PROVIDED INFORMATION:
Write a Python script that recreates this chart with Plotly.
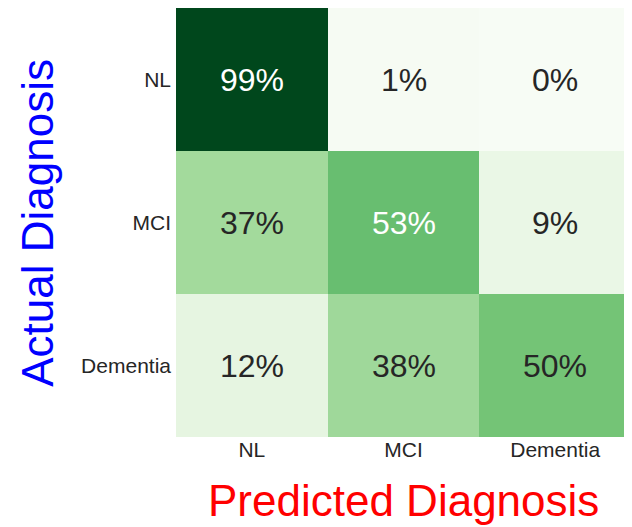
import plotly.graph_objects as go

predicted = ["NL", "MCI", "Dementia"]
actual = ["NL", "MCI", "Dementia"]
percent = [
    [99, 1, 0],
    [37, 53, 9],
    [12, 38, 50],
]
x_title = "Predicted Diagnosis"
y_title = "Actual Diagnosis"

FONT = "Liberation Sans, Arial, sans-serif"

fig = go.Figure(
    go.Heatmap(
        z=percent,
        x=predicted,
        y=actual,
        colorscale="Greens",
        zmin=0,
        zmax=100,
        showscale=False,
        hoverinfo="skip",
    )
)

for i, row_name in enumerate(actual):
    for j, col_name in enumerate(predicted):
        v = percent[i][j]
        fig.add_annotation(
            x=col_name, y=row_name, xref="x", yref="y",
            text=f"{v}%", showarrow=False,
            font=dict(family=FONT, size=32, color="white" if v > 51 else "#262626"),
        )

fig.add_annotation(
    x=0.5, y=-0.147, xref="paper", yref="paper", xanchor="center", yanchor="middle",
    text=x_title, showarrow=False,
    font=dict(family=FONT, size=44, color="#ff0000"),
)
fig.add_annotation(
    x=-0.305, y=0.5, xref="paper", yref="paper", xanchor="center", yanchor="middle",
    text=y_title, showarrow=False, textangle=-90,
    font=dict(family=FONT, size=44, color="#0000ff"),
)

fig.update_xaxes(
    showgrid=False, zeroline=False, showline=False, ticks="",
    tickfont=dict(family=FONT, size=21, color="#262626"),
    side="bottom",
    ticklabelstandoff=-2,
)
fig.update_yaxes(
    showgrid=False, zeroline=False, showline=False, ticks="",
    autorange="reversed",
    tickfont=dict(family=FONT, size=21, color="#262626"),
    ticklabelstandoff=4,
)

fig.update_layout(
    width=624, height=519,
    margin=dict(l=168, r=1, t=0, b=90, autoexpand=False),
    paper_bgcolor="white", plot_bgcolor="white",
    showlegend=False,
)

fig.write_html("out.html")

--

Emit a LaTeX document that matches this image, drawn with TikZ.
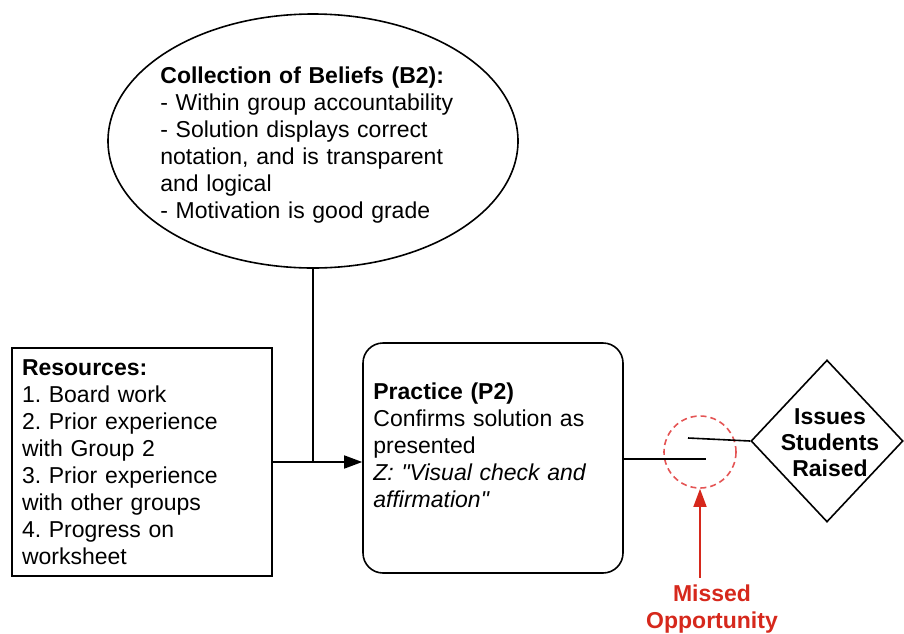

---

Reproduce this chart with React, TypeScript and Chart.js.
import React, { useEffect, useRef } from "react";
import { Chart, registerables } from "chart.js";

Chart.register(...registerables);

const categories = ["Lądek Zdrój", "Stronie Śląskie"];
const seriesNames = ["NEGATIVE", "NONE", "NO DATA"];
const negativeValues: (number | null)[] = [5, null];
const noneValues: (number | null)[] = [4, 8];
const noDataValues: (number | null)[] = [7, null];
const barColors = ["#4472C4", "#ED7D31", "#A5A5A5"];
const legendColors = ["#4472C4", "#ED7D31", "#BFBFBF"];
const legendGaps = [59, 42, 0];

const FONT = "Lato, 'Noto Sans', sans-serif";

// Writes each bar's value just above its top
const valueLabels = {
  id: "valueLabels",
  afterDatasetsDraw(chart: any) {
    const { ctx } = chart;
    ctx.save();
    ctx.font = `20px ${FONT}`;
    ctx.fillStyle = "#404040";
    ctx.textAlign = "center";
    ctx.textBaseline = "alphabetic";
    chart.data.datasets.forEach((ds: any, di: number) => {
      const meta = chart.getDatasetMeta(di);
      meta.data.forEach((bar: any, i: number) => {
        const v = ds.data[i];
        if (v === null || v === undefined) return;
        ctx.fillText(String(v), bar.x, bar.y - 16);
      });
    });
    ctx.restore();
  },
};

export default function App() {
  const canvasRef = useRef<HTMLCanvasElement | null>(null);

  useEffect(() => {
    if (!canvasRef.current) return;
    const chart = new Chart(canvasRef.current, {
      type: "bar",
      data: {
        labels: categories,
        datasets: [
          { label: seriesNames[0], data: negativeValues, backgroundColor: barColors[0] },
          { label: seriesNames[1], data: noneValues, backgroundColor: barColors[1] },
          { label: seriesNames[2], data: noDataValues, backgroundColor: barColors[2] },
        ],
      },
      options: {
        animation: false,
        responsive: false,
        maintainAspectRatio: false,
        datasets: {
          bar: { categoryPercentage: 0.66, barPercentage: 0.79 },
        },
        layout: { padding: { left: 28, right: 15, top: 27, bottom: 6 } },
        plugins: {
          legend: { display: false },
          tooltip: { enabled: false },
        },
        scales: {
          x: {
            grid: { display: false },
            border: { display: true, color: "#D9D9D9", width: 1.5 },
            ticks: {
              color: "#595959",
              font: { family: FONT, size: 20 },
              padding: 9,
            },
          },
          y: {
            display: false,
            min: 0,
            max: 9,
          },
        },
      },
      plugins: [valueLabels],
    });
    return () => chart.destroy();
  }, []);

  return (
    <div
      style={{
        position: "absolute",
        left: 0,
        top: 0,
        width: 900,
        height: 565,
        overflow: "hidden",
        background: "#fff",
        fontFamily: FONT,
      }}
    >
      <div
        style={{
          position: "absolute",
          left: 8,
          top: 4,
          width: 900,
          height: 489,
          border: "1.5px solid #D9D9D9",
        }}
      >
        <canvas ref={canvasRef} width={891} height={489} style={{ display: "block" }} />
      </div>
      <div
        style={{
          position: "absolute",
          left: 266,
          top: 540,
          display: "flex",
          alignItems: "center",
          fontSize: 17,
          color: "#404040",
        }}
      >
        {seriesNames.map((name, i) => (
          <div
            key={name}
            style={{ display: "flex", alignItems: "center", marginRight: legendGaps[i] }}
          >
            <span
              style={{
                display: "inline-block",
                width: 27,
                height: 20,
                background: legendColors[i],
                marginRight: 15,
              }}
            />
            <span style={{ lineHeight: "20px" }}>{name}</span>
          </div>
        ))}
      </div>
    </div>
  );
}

WHAT IS EXPECTED:
Quote word for word every line from the one that has "Reproduce this chart" through the one that has "const canvasRef = useRef<HTMLCanvasElement".

EXERCISE ANSWER:
Reproduce this chart with React, TypeScript and Chart.js.
import React, { useEffect, useRef } from "react";
import { Chart, registerables } from "chart.js";

Chart.register(...registerables);

const categories = ["Lądek Zdrój", "Stronie Śląskie"];
const seriesNames = ["NEGATIVE", "NONE", "NO DATA"];
const negativeValues: (number | null)[] = [5, null];
const noneValues: (number | null)[] = [4, 8];
const noDataValues: (number | null)[] = [7, null];
const barColors = ["#4472C4", "#ED7D31", "#A5A5A5"];
const legendColors = ["#4472C4", "#ED7D31", "#BFBFBF"];
const legendGaps = [59, 42, 0];

const FONT = "Lato, 'Noto Sans', sans-serif";

// Writes each bar's value just above its top
const valueLabels = {
  id: "valueLabels",
  afterDatasetsDraw(chart: any) {
    const { ctx } = chart;
    ctx.save();
    ctx.font = `20px ${FONT}`;
    ctx.fillStyle = "#404040";
    ctx.textAlign = "center";
    ctx.textBaseline = "alphabetic";
    chart.data.datasets.forEach((ds: any, di: number) => {
      const meta = chart.getDatasetMeta(di);
      meta.data.forEach((bar: any, i: number) => {
        const v = ds.data[i];
        if (v === null || v === undefined) return;
        ctx.fillText(String(v), bar.x, bar.y - 16);
      });
    });
    ctx.restore();
  },
};

export default function App() {
  const canvasRef = useRef<HTMLCanvasElement | null>(null);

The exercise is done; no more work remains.